Mereka sebenarnya juga menggunakan pola hub and spoke di negaranya dan hanya mengambil penumpang di Indonesia sebagai pasar tapi tidak menimbulkan konektivitas nasional.
Selain itu dengan banyaknya bandara internasional juga rawan dari sisi pertahanan dan keamanan karena hal itu berarti membuka banyak pintu masuk ke Indonesia.
Semua pintu tersebut harus dijaga.
Jika penerbangan internasional di bandara tersebut sangat sedikit, juga akan menjadi tidak efektif dan efisien karena harus disediakan sarana dan personil CIQ (Custom, Immigration and Quarantine), komite FAL serta hal-hal lain yang menjadi persyaratan bandara internasional.
Bangkit dari Pandemi
Kementerian Perhubungan (Kemenhub) memangkas status bandara internasional yang tertuang dalam Keputusan Menteri Nomor 31/2024 (KM 31/2004) tentang Penetapan Bandar Udara Internasional pada tanggal 2 April 2024 lalu.

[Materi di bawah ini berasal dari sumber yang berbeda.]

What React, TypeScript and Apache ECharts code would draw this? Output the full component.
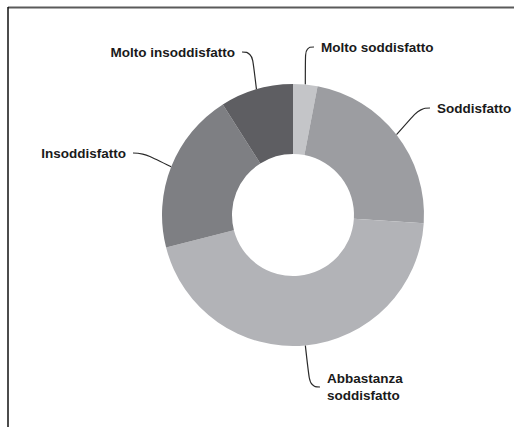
import React, { useEffect, useRef } from "react";
import * as echarts from "echarts";

const categories = [
  "Molto soddisfatto",
  "Soddisfatto",
  "Abbastanza soddisfatto",
  "Insoddisfatto",
  "Molto insoddisfatto",
];
const displayLabels = [
  "Molto soddisfatto",
  "Soddisfatto",
  "Abbastanza\nsoddisfatto",
  "Insoddisfatto",
  "Molto insoddisfatto",
];
const values = [3, 23, 45, 20, 9];
const colors = ["#c4c5c8", "#9c9da1", "#b2b3b7", "#7e7f83", "#5e5e62"];

// label placement (layout, px in chart coordinates of the text edge)
const LABEL_PAD = 7;
const LABEL_LAYOUT = [
  { x: 321, y: 47, align: "left" },
  { x: 437, y: 108, align: "left" },
  { x: 327, y: 387, align: "left" },
  { x: 126, y: 153, align: "right" },
  { x: 235, y: 52, align: "right" },
];

export default function App() {
  const ref = useRef<HTMLDivElement>(null);
  useEffect(() => {
    document.body.style.margin = "0";
    if (!ref.current) return;
    const chart = echarts.init(ref.current, undefined, { renderer: "svg" });
    chart.setOption({
      animation: false,
      backgroundColor: "#ffffff",
      graphic: [
        {
          type: "line",
          shape: { x1: 8, y1: 7.5, x2: 514, y2: 7.5 },
          style: { stroke: "#5a5a5a", lineWidth: 2 },
          z: 10,
        },
        {
          type: "line",
          shape: { x1: 8, y1: 7, x2: 8, y2: 427 },
          style: { stroke: "#111111", lineWidth: 1.5 },
          z: 10,
        },
      ],
      series: [
        {
          type: "pie",
          center: [293, 215],
          radius: [61, 131],
          startAngle: 90,
          clockwise: true,
          data: categories.map((name, i) => ({
            name,
            value: values[i],
            itemStyle: { color: colors[i] },
            label: {
              padding:
                LABEL_LAYOUT[i].align === "left"
                  ? [0, 0, 0, LABEL_PAD]
                  : [0, LABEL_PAD, 0, 0],
            },
          })),
          label: {
            show: true,
            formatter: (p: any) => displayLabels[p.dataIndex],
            fontFamily: "Liberation Sans, Arial, sans-serif",
            fontWeight: "bold",
            fontSize: 13.5,
            lineHeight: 17,
            color: "#1a1a1a",
            overflow: "none",
          },
          labelLine: {
            show: true,
            smooth: 0.5,
            length: 14,
            length2: 10,
            lineStyle: { color: "#2a2a2a", width: 1.2 },
          },
          labelLayout: (params: any) => {
            const l = LABEL_LAYOUT[params.dataIndex];
            return {
              x: l.align === "left" ? l.x - LABEL_PAD : l.x + LABEL_PAD,
              y: l.y,
              align: l.align,
              verticalAlign: "middle",
            };
          },
          emphasis: { disabled: true },
        },
      ],
    });
    return () => chart.dispose();
  }, []);
  return <div ref={ref} style={{ width: 514, height: 427 }} />;
}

Juru Bicara Kemenhub Adita Irawati mengatakan, pemangkasan status bandara internasional secara umum untuk dapat mendorong sektor penerbangan nasional yang sempat terpuruk saat pandemi Covid-19.
“Keputusan ini juga telah dibahas bersama kementerian/lembaga terkait di bawah koordinasi Kementerian Koordinator Bidang Kemaritiman dan Investasi,” kata Adita
Penataan jumlah bandara internasional oleh Pemerintah juga sudah adil karena bandara yang status penggunaannya domestik pada prinsipnya tetap dapat melayani penerbangan luar negeri untuk kepentingan tertentu secara temporer (sementara).
Misalnya, seperti untuk kenegaraan, kegiatan atau acara yang bersifat internasional, embarkasi dan debarkasi haji, menunjang pertumbuhan ekonomi nasional.
Seperti, industri pariwisata dan perdagangan serta penanganan bencana.
Dalam praktek penyelenggaraan bandara internasional di dunia, beberapa negara juga melakukan penyesuaian jumlah bandara internasionalnya.
Sebagai contoh, India dengan jumlah penduduk 1,42 milyar hanya memiliki 35 bandara internasional.
Sedangkan Amerika Serikat dengan penduduk 399,9 juta mengelola 18 bandara internasional.